Any mathematical hope ended on Sunday with a 0-0 draw at home to Cruzeiro, their 10th game without a win. Early in that run, on Nov. 1, Botafogo were 3-0 up at home to Palmeiras and still managed to lose 4-3 — the single most important moment in the title race. The following week they were 3-1 up at home to Gremio and lost 4-3. Last Sunday they went a goal up early at home to Santos and conceded the equaliser in the 89th minute.
Botafogo’s midweek game was even worse. Away to already relegated Coritiba, in a match played behind closed doors, they took the lead from the penalty spot deep into stoppage time — and still managed to let in a goal at the other end.
Some of this is simply inexplicable, the cruel or glorious surprise that the game of football is so capable of producing. But, along with chance and mystery, there is another explanation for such inconsistency — and it has to do with the deficiencies of the Brazilian calendar.
Organising football in a country the size of a continent is not easy, and Brazil does it badly. Simply put, there are too many games. It is normal for teams to play over 70 in the course of the year. Throw in all the travelling time and it is all but impossible to stay consistent throughout. Choices have to be made; priorities defined.
The year starts with the state competitions, one for each of the 27 states that make up Brazil. Botafogo did not attach great importance to this. They finished outside the top four in Rio de Janeiro, keeping their gunpowder dry for the national league.
No one remotely expected Botafogo to be candidates for the title. The club’s model is essentially pragmatic. The Fogo have scoured the world looking for players in places that other clubs may have ignored and have implemented a style of play that stresses aerial strength in both penalty areas and fast wingers for the counter-attack. They are a physically imposing side that is not easy to play against. This is only their second season back in the first division, and the side was constructed with the main priority of ensuring they stay there.
But the wins — many of them narrow, hard-fought affairs — kept rolling in and their lead kept getting bigger. Portuguese coach Luis Casto was seduced away by an offer from Saudi Arabia and there was a short-lived experiment with his compatriot Bruno Lage. But at the business end of the season much of the focus was on trying to turn back the hands of time, with the same side from the first part of the campaign playing the same way, only with very different results.
In large part this was down to psychological pressure. The fear of letting such a big lead slip proved so pervasive that it became a self-fulfilling prophecy.
But there is something else. The context was different. Towards the end of the season, they were meeting teams whose sole focus was on the Brazilian Serie A, and this was not the case before.
Brazil’s domestic cup is a high-profile competition, more lucrative than the league. But that came to an end with a two-legged final in September. And the maximum priority for the big teams is the Copa Libertadores. For Palmeiras, that competition ended early in October. Two months prior, they had eliminated Atletico Mineiro.

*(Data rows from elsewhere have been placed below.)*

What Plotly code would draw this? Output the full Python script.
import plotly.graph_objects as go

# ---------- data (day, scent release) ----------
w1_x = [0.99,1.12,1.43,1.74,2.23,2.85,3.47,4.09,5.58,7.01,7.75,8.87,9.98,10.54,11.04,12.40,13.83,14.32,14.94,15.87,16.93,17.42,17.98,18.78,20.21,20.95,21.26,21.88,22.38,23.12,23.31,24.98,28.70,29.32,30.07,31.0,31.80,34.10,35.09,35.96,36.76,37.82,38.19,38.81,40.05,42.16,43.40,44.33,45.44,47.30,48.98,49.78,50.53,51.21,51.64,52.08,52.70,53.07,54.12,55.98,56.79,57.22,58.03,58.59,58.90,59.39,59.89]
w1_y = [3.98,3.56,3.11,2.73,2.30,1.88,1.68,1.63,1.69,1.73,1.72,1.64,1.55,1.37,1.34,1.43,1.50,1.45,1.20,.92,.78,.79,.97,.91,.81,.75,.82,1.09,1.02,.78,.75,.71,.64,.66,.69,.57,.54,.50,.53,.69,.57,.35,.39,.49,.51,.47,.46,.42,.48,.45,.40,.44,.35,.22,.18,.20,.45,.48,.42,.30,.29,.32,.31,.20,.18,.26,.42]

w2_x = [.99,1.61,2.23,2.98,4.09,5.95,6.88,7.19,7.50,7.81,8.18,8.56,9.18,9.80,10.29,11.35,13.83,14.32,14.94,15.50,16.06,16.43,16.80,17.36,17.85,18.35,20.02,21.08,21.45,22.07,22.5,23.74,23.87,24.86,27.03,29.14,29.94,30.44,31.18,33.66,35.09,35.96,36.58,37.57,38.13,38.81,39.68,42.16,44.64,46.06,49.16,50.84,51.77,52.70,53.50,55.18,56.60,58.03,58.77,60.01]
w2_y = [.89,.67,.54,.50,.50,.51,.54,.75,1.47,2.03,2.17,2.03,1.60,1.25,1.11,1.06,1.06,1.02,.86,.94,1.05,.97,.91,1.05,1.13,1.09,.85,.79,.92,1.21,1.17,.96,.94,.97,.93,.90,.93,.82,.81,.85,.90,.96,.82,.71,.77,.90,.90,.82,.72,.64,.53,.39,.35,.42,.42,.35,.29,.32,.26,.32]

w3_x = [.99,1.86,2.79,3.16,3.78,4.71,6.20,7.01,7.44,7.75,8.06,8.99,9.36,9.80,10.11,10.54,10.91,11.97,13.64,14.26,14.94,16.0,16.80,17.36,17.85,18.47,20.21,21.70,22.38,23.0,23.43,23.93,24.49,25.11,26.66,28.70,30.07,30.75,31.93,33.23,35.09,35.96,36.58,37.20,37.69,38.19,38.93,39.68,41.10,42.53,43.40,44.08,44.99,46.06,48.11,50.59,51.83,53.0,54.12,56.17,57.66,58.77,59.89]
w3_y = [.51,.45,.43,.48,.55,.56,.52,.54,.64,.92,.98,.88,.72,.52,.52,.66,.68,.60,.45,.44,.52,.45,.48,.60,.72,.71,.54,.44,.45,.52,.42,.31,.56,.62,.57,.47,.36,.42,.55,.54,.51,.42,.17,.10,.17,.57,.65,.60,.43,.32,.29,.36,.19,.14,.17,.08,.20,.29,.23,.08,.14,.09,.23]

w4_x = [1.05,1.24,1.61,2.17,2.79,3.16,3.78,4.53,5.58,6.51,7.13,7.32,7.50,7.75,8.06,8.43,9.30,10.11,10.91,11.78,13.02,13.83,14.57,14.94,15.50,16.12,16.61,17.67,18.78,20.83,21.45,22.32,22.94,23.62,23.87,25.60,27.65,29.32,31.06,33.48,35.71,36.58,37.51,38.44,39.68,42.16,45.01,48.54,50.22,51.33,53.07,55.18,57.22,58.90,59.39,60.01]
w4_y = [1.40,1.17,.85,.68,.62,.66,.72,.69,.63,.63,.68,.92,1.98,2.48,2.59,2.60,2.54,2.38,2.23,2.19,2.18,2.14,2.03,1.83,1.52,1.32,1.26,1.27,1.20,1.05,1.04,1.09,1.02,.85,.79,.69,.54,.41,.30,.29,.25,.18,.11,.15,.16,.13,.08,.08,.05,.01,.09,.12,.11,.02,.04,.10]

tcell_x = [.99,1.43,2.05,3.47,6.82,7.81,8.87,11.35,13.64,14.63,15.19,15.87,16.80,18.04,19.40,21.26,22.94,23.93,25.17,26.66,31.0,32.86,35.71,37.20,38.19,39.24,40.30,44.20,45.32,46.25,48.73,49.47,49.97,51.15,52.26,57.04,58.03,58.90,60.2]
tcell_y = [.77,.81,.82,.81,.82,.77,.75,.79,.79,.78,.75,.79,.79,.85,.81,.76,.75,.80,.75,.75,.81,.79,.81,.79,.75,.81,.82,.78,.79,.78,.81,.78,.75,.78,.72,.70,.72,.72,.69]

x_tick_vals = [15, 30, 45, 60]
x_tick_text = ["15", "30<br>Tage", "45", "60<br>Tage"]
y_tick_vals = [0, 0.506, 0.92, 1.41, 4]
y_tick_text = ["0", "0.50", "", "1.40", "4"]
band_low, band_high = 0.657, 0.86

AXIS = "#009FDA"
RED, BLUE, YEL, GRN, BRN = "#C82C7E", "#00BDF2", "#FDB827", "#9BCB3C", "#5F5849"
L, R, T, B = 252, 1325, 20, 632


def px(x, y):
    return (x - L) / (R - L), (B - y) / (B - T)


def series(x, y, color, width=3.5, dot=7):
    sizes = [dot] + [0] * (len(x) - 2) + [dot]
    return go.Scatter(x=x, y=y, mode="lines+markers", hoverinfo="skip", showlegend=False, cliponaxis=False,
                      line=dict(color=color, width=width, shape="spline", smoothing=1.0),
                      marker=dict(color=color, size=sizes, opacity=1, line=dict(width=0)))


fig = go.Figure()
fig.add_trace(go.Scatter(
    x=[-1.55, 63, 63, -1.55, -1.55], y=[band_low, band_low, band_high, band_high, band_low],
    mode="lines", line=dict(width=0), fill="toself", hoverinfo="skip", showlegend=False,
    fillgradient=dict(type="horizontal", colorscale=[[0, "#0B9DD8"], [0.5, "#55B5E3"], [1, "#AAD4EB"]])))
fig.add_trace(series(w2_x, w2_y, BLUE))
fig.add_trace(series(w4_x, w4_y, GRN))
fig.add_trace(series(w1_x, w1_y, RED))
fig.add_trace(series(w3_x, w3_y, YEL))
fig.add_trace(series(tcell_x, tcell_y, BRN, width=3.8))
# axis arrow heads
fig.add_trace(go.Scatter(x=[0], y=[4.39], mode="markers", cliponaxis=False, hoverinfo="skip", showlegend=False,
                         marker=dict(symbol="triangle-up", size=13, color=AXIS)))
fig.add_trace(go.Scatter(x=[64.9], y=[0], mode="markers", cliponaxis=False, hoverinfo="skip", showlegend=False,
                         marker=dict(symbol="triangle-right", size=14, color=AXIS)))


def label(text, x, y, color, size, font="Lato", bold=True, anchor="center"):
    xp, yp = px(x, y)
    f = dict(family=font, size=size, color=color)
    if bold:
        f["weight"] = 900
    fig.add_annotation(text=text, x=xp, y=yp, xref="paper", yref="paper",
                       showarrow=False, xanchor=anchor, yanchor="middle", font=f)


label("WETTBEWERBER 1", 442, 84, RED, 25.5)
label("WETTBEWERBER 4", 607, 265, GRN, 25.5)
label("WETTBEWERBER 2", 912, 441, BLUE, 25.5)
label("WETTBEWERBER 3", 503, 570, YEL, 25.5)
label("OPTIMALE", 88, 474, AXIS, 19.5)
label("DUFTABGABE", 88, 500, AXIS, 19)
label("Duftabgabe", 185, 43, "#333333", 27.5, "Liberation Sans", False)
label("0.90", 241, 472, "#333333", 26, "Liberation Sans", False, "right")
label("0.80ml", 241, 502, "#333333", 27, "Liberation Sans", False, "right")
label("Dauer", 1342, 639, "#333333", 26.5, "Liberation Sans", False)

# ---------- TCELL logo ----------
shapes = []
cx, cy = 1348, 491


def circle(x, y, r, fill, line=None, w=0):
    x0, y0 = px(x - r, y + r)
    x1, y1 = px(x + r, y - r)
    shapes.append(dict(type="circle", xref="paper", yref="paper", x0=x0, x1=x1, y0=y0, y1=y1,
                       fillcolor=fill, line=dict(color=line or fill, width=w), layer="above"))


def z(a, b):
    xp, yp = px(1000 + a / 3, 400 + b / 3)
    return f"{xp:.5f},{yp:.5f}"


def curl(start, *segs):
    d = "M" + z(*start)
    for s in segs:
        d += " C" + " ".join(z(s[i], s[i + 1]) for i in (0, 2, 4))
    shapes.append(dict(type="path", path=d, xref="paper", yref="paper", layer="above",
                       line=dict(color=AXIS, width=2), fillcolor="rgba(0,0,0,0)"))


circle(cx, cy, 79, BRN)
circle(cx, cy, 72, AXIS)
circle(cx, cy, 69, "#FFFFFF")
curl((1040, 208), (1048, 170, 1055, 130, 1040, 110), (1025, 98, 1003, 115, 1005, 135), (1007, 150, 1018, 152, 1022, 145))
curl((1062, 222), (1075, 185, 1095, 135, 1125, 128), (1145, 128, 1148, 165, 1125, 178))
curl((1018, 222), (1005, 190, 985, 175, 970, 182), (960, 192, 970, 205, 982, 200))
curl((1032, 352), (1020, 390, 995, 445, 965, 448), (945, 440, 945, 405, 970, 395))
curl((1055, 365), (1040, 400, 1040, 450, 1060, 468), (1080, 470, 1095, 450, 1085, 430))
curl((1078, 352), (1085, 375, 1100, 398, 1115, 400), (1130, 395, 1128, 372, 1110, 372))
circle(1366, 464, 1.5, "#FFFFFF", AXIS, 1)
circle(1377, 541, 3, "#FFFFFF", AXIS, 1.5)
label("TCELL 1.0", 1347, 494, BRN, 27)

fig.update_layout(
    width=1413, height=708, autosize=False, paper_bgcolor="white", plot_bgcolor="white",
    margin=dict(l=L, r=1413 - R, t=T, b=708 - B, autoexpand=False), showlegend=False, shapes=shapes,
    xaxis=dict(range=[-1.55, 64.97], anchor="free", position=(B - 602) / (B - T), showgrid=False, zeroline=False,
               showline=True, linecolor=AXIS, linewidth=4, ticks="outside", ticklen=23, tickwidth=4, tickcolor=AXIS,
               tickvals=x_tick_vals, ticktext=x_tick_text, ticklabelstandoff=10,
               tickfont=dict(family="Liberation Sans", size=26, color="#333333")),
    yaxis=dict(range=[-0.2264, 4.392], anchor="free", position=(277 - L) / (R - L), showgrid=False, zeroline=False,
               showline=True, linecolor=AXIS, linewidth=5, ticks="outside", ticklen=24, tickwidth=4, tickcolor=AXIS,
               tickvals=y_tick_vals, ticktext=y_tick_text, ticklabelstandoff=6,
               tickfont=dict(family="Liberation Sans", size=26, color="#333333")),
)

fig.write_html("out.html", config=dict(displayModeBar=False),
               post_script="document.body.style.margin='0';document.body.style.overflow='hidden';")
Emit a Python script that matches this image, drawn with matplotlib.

With the other giants, Flamengo of Rio, sorting themselves out after a turbulent year and appointing ex-Brazil boss Tite, suddenly Brazil’s big three — winners of all the league titles since 2018 — were firing on all cylinders with no other distractions. Flamengo ended the year strongly, though last Wednesday’s 3-0 defeat at home to Atletico Mineiro all-but eliminated them from the title race. Atletico, meanwhile, have highlighted the dangers of writing off veteran coach Luiz Felipe Scolari, putting together a run of seven wins and two draws in their last nine games. And Palmeiras, in the last 10, have managed eight wins and a draw.
Towards the end of the year, then, the bar has been much higher, and Botafogo have no longer been able to leap over it.